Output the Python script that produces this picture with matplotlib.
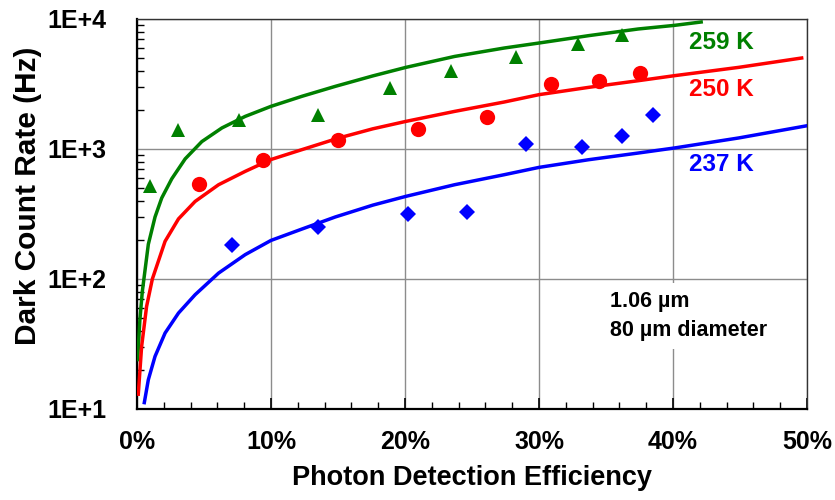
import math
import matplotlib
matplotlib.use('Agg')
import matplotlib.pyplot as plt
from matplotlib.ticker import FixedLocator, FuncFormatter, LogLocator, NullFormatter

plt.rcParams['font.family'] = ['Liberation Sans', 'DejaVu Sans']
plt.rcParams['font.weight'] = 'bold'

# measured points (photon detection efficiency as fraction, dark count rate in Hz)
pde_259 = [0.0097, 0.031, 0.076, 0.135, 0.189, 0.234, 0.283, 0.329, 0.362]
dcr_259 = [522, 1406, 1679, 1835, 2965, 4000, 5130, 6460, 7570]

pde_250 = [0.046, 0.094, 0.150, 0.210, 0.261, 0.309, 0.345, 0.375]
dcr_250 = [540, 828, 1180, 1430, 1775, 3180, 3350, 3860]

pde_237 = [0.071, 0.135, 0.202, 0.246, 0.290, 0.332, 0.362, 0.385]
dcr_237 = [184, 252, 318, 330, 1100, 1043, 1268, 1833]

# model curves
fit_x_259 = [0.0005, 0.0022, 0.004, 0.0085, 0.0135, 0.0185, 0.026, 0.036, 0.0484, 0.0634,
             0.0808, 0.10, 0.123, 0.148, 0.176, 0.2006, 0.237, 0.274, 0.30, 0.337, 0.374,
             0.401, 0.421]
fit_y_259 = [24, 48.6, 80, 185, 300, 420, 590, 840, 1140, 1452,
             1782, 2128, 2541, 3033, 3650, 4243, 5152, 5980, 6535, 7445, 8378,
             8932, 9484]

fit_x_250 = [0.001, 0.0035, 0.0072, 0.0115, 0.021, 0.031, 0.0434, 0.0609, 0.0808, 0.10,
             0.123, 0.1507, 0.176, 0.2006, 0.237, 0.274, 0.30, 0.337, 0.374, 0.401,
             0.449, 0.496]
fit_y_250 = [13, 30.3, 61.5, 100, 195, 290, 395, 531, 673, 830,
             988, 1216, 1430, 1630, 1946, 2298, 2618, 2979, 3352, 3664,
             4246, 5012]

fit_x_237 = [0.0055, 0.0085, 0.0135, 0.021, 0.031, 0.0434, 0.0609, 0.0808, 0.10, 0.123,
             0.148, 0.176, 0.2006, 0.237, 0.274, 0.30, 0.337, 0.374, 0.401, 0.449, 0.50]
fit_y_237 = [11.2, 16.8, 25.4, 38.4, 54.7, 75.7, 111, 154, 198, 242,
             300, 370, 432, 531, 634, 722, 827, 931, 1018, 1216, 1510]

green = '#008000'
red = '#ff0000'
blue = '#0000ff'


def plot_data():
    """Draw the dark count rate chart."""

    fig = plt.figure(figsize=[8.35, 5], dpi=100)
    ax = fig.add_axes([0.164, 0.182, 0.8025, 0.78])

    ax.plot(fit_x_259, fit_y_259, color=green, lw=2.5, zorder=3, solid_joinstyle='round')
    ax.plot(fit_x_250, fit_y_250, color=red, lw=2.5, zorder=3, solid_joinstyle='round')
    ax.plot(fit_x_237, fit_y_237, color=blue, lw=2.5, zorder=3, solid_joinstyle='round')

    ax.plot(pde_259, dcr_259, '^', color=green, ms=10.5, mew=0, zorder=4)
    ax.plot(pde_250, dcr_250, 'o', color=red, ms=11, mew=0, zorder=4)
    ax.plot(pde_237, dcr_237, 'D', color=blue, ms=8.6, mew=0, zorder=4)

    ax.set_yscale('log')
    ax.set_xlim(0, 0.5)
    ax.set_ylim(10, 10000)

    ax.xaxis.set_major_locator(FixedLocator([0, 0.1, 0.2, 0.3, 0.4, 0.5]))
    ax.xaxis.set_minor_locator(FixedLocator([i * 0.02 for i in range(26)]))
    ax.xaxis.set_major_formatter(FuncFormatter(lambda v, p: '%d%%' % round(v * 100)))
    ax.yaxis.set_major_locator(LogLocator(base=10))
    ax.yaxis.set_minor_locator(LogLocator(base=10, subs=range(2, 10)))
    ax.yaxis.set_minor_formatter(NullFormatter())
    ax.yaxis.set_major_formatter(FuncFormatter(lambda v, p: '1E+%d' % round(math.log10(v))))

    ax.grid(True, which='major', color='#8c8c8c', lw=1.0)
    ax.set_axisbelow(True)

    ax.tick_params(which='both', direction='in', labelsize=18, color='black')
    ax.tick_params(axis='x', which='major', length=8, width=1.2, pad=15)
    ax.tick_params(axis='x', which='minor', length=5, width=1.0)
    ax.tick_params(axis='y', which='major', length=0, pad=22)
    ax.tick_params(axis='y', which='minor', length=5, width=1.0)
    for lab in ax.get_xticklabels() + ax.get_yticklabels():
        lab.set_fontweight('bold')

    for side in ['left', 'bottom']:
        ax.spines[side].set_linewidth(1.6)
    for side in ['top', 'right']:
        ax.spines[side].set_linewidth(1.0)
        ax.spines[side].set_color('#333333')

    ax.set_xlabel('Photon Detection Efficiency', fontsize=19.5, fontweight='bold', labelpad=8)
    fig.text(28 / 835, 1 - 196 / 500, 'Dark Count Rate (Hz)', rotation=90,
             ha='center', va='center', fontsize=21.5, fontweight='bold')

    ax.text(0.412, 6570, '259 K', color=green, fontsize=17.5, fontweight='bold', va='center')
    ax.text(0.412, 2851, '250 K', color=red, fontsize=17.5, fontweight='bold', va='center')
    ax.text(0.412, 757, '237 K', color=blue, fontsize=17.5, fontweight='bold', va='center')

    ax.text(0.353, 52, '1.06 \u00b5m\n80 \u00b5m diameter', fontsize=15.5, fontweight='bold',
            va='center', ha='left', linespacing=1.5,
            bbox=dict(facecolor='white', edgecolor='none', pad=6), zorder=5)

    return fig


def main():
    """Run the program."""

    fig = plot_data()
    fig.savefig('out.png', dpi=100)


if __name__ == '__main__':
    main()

============

Write out the whole listing exactly, and drop the pictures.

Output the Python script that produces this picture with matplotlib.
import math
import matplotlib
matplotlib.use('Agg')
import matplotlib.pyplot as plt
from matplotlib.ticker import FixedLocator, FuncFormatter, LogLocator, NullFormatter

plt.rcParams['font.family'] = ['Liberation Sans', 'DejaVu Sans']
plt.rcParams['font.weight'] = 'bold'

# measured points (photon detection efficiency as fraction, dark count rate in Hz)
pde_259 = [0.0097, 0.031, 0.076, 0.135, 0.189, 0.234, 0.283, 0.329, 0.362]
dcr_259 = [522, 1406, 1679, 1835, 2965, 4000, 5130, 6460, 7570]

pde_250 = [0.046, 0.094, 0.150, 0.210, 0.261, 0.309, 0.345, 0.375]
dcr_250 = [540, 828, 1180, 1430, 1775, 3180, 3350, 3860]

pde_237 = [0.071, 0.135, 0.202, 0.246, 0.290, 0.332, 0.362, 0.385]
dcr_237 = [184, 252, 318, 330, 1100, 1043, 1268, 1833]

# model curves
fit_x_259 = [0.0005, 0.0022, 0.004, 0.0085, 0.0135, 0.0185, 0.026, 0.036, 0.0484, 0.0634,
             0.0808, 0.10, 0.123, 0.148, 0.176, 0.2006, 0.237, 0.274, 0.30, 0.337, 0.374,
             0.401, 0.421]
fit_y_259 = [24, 48.6, 80, 185, 300, 420, 590, 840, 1140, 1452,
             1782, 2128, 2541, 3033, 3650, 4243, 5152, 5980, 6535, 7445, 8378,
             8932, 9484]

fit_x_250 = [0.001, 0.0035, 0.0072, 0.0115, 0.021, 0.031, 0.0434, 0.0609, 0.0808, 0.10,
             0.123, 0.1507, 0.176, 0.2006, 0.237, 0.274, 0.30, 0.337, 0.374, 0.401,
             0.449, 0.496]
fit_y_250 = [13, 30.3, 61.5, 100, 195, 290, 395, 531, 673, 830,
             988, 1216, 1430, 1630, 1946, 2298, 2618, 2979, 3352, 3664,
             4246, 5012]

fit_x_237 = [0.0055, 0.0085, 0.0135, 0.021, 0.031, 0.0434, 0.0609, 0.0808, 0.10, 0.123,
             0.148, 0.176, 0.2006, 0.237, 0.274, 0.30, 0.337, 0.374, 0.401, 0.449, 0.50]
fit_y_237 = [11.2, 16.8, 25.4, 38.4, 54.7, 75.7, 111, 154, 198, 242,
             300, 370, 432, 531, 634, 722, 827, 931, 1018, 1216, 1510]

green = '#008000'
red = '#ff0000'
blue = '#0000ff'


def plot_data():
    """Draw the dark count rate chart."""

    fig = plt.figure(figsize=[8.35, 5], dpi=100)
    ax = fig.add_axes([0.164, 0.182, 0.8025, 0.78])

    ax.plot(fit_x_259, fit_y_259, color=green, lw=2.5, zorder=3, solid_joinstyle='round')
    ax.plot(fit_x_250, fit_y_250, color=red, lw=2.5, zorder=3, solid_joinstyle='round')
    ax.plot(fit_x_237, fit_y_237, color=blue, lw=2.5, zorder=3, solid_joinstyle='round')

    ax.plot(pde_259, dcr_259, '^', color=green, ms=10.5, mew=0, zorder=4)
    ax.plot(pde_250, dcr_250, 'o', color=red, ms=11, mew=0, zorder=4)
    ax.plot(pde_237, dcr_237, 'D', color=blue, ms=8.6, mew=0, zorder=4)

    ax.set_yscale('log')
    ax.set_xlim(0, 0.5)
    ax.set_ylim(10, 10000)

    ax.xaxis.set_major_locator(FixedLocator([0, 0.1, 0.2, 0.3, 0.4, 0.5]))
    ax.xaxis.set_minor_locator(FixedLocator([i * 0.02 for i in range(26)]))
    ax.xaxis.set_major_formatter(FuncFormatter(lambda v, p: '%d%%' % round(v * 100)))
    ax.yaxis.set_major_locator(LogLocator(base=10))
    ax.yaxis.set_minor_locator(LogLocator(base=10, subs=range(2, 10)))
    ax.yaxis.set_minor_formatter(NullFormatter())
    ax.yaxis.set_major_formatter(FuncFormatter(lambda v, p: '1E+%d' % round(math.log10(v))))

    ax.grid(True, which='major', color='#8c8c8c', lw=1.0)
    ax.set_axisbelow(True)

    ax.tick_params(which='both', direction='in', labelsize=18, color='black')
    ax.tick_params(axis='x', which='major', length=8, width=1.2, pad=15)
    ax.tick_params(axis='x', which='minor', length=5, width=1.0)
    ax.tick_params(axis='y', which='major', length=0, pad=22)
    ax.tick_params(axis='y', which='minor', length=5, width=1.0)
    for lab in ax.get_xticklabels() + ax.get_yticklabels():
        lab.set_fontweight('bold')

    for side in ['left', 'bottom']:
        ax.spines[side].set_linewidth(1.6)
    for side in ['top', 'right']:
        ax.spines[side].set_linewidth(1.0)
        ax.spines[side].set_color('#333333')

    ax.set_xlabel('Photon Detection Efficiency', fontsize=19.5, fontweight='bold', labelpad=8)
    fig.text(28 / 835, 1 - 196 / 500, 'Dark Count Rate (Hz)', rotation=90,
             ha='center', va='center', fontsize=21.5, fontweight='bold')

    ax.text(0.412, 6570, '259 K', color=green, fontsize=17.5, fontweight='bold', va='center')
    ax.text(0.412, 2851, '250 K', color=red, fontsize=17.5, fontweight='bold', va='center')
    ax.text(0.412, 757, '237 K', color=blue, fontsize=17.5, fontweight='bold', va='center')

    ax.text(0.353, 52, '1.06 \u00b5m\n80 \u00b5m diameter', fontsize=15.5, fontweight='bold',
            va='center', ha='left', linespacing=1.5,
            bbox=dict(facecolor='white', edgecolor='none', pad=6), zorder=5)

    return fig


def main():
    """Run the program."""

    fig = plot_data()
    fig.savefig('out.png', dpi=100)


if __name__ == '__main__':
    main()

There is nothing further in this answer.